Mike Wahler said:
Dale said:
@justice.itsc.cuhk.edu.hk: [...]
(Did you copy the file from a Windows machine to a Unix box, by any
chance?
I once used a compiler that gagged on the ^M that Windows puts at the end
of every line.)
In Windows, '^M' is the (console's) glyph for the ASCII
character with value 13, the 'newline' character. If you
have a C compiler that can't handle newline characters
in a source file, dump it, fast.
Not quite. (The following is partially off-topic, but it's relevant
to the handling of text files and of C source files.)
In Windows text files, the end-of-line marker is a CR followed by an
LF (ASCII codes 10 and 13, respectively).

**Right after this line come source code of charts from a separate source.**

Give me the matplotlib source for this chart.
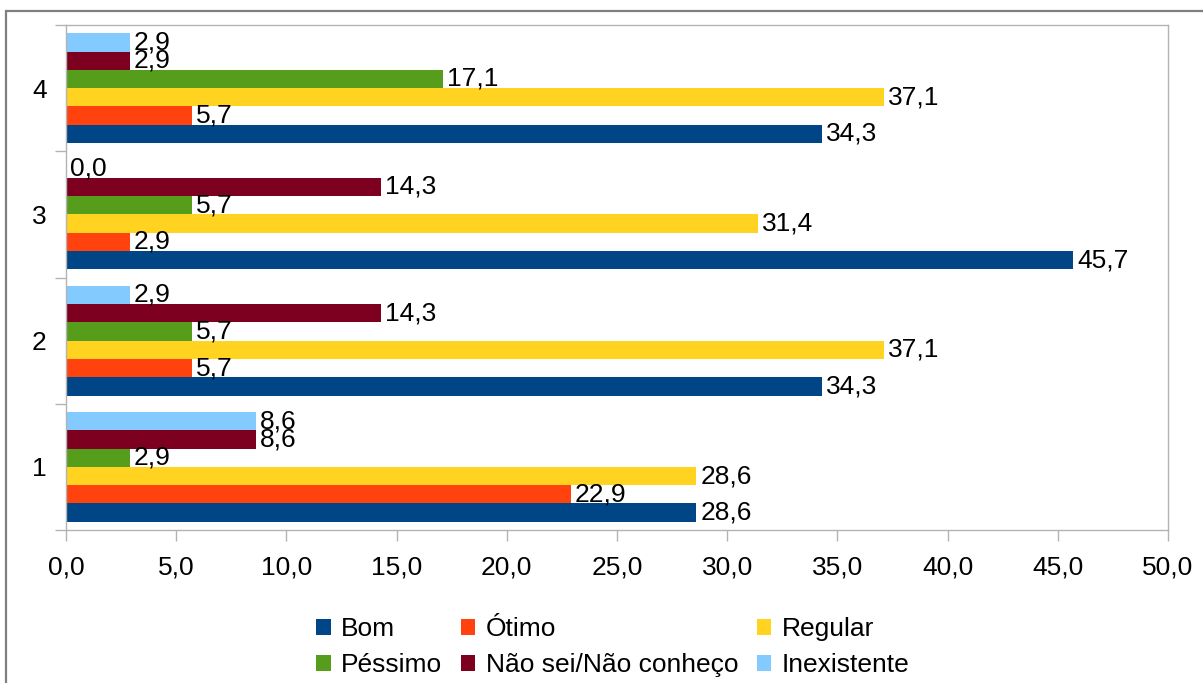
import matplotlib
matplotlib.use("Agg")
import matplotlib.pyplot as plt
import numpy as np
from matplotlib.patches import Rectangle, Patch

plt.rcParams['font.family'] = ['Liberation Sans', 'DejaVu Sans']

categories = ['1', '2', '3', '4']
series_names = ['Bom', 'Ótimo', 'Regular', 'Péssimo', 'Não sei/Não conheço', 'Inexistente']
bom = [28.6, 34.3, 45.7, 34.3]
otimo = [22.9, 5.7, 2.9, 5.7]
regular = [28.6, 37.1, 31.4, 37.1]
pessimo = [2.9, 5.7, 5.7, 17.1]
nao_sei = [8.6, 14.3, 14.3, 2.9]
inexistente = [8.6, 2.9, 0.0, 2.9]
series = [bom, otimo, regular, pessimo, nao_sei, inexistente]
colors = ['#004586', '#ff420e', '#ffd320', '#579d1c', '#7e0021', '#83caff']
xticks = [0, 5, 10, 15, 20, 25, 30, 35, 40, 45, 50]

W, H = 1203, 683
fig = plt.figure(figsize=(W / 100, H / 100), dpi=100)
ax = fig.add_axes([66 / W, 1 - 530 / H, (1168 - 66) / W, (530 - 25) / H])

# outer frame
fig.patches.append(Rectangle((6 / W, -0.1), 1.2, 1 - 11 / H + 0.1, transform=fig.transFigure,
                             fill=False, edgecolor='#7f7f7f', linewidth=1.6, zorder=0))

y = np.arange(len(categories))
h = 0.87 / len(series)
fs = 19
for i, (vals, c) in enumerate(zip(series, colors)):
    pos = y + (i - (len(series) - 1) / 2) * h
    ax.barh(pos, vals, height=h, color=c, edgecolor='none', zorder=2)
    for p, v in zip(pos, vals):
        ax.annotate(f"{v:.1f}".replace('.', ','), (v, p), xytext=(3, 0),
                    textcoords='offset points', va='center', ha='left', fontsize=fs, zorder=3)

ax.set_xlim(0, 50)
ax.set_ylim(-0.5, len(categories) - 0.5)
ax.set_xticks(xticks)
ax.set_xticklabels([f"{t:.1f}".replace('.', ',') for t in xticks], fontsize=fs)
ax.set_yticks(y)
ax.set_yticklabels(categories, fontsize=fs)
ax.set_yticks(np.arange(-0.5, len(categories)), minor=True)
ax.tick_params(axis='y', which='major', length=0, pad=14)
ax.tick_params(axis='y', which='minor', length=8, color='#b3b3b3', width=1)
ax.tick_params(axis='x', which='major', length=8, color='#b3b3b3', width=1, pad=10)
for s in ax.spines.values():
    s.set_color('#b3b3b3')
    s.set_linewidth(1)

handles = [Patch(facecolor=c, edgecolor='none') for c in colors]
order = [0, 3, 1, 4, 2, 5]
fig.legend([handles[k] for k in order], [series_names[k] for k in order],
           loc='center', bbox_to_anchor=(613 / W, 1 - 647 / H), ncol=3, frameon=False,
           fontsize=fs, handlelength=0.55, handleheight=0.55, handletextpad=0.4,
           columnspacing=0.7, labelspacing=0.45, borderpad=0, borderaxespad=0)

fig.savefig('out.png', dpi=100)
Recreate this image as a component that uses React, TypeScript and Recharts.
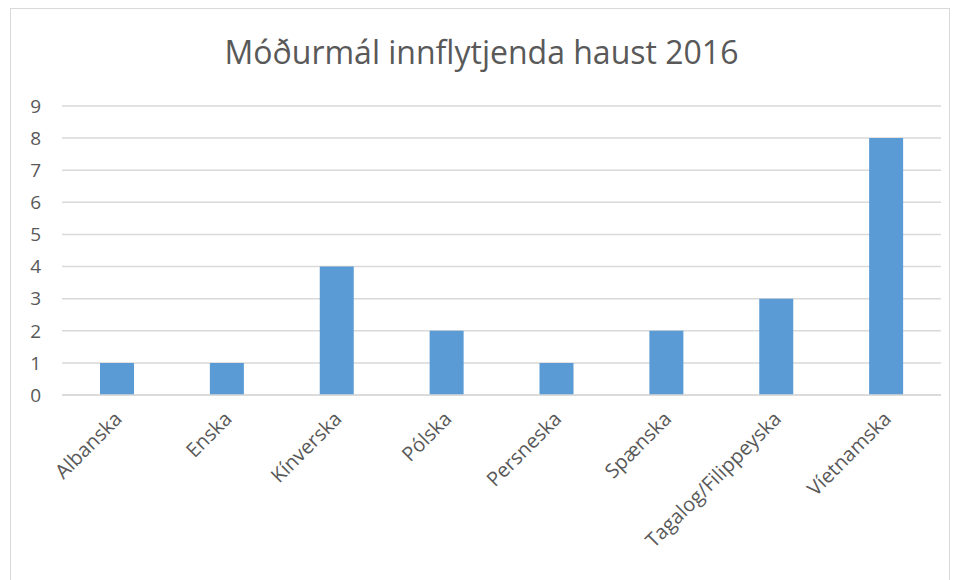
import { BarChart, Bar, XAxis, YAxis, CartesianGrid } from 'recharts'

const LANGUAGES = [
  'Albanska',
  'Enska',
  'Kínverska',
  'Pólska',
  'Persneska',
  'Spænska',
  'Tagalog/Filippeyska',
  'Víetnamska',
]
const COUNTS = [1, 1, 4, 2, 1, 2, 3, 8]
const Y_TICKS = [0, 1, 2, 3, 4, 5, 6, 7, 8, 9]

const TITLE = 'Móðurmál innflytjenda haust 2016'
const BAR_COLOUR = '#5b9bd5'
const TEXT_COLOUR = '#595959'
const GRID_COLOUR = '#d9d9d9'
const FONT = '"Open Sans", Lato, sans-serif'

const data = LANGUAGES.map((name, i) => ({ name, value: COUNTS[i] }))

// rotated category label, anchored at its end just under the tick
function SlantTick({ x, y, payload }: { x?: number; y?: number; payload?: { value: string } }) {
  return (
    <g transform={`translate(${(x ?? 0) + 2},${(y ?? 0) + 13})`}>
      <text
        transform="rotate(-45)"
        textAnchor="end"
        dy={6}
        fill={TEXT_COLOUR}
        fontSize={20}
        fontFamily={FONT}
      >
        {payload?.value}
      </text>
    </g>
  )
}

export default function App() {
  return (
    <div style={{ position: 'absolute', left: 0, top: 0, width: 958, height: 580, background: '#fff', overflow: 'hidden' }}>
      <div
        style={{
          position: 'absolute',
          left: 10,
          top: 8,
          width: 940,
          height: 600,
          border: `1px solid ${GRID_COLOUR}`,
          boxSizing: 'border-box',
        }}
      />
      <div
        style={{
          position: 'absolute',
          left: 0,
          top: 28,
          width: 963,
          textAlign: 'center',
          fontFamily: FONT,
          fontSize: 32,
          color: TEXT_COLOUR,
          lineHeight: '48px',
        }}
      >
        {TITLE}
      </div>
      <div style={{ position: 'absolute', left: 0, top: 0 }}>
        <BarChart
          width={958}
          height={580}
          data={data}
          margin={{ top: 106, right: 17, bottom: 0, left: 12 }}
        >
          <CartesianGrid horizontal vertical={false} stroke={GRID_COLOUR} strokeWidth={1.5} />
          <XAxis
            dataKey="name"
            interval={0}
            height={185}
            axisLine={{ stroke: GRID_COLOUR, strokeWidth: 1.5 }}
            tickLine={false}
            tick={<SlantTick />}
          />
          <YAxis
            domain={[0, 9]}
            ticks={Y_TICKS}
            width={50}
            axisLine={false}
            tickLine={false}
            tickMargin={15}
            tick={{ fill: TEXT_COLOUR, fontSize: 19, fontFamily: FONT }}
          />
          <Bar dataKey="value" fill={BAR_COLOUR} barSize={34} isAnimationActive={false} />
        </BarChart>
      </div>
    </div>
  )
}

If you read a Windows text
file in binary mode, you'll see the "\r\n" characters. If you read it
in text mode, the end-of-line marker will be translated to a single
"\n" character; C calls this a "newline" character, ASCII calls it
"LF" or line-feed.
Unix text files use a single LF character to mark the end of a line;
no translation is necessary when reading a file in either text or
binary mode.
(Note that a C compiler needn't be implemented in C, and needn't
necessarily follow the rules of C text files when reading source
files.)
If you copy a Windows text file to a Unix system without translating
the end-of-line markers, the result will be an invalid text file with
an extraneous '\r' character (also represented as "^M") at the end of
each line. Though a Unix compiler can legally ignore extraneous '\r'
characters, I don't believe it's required to.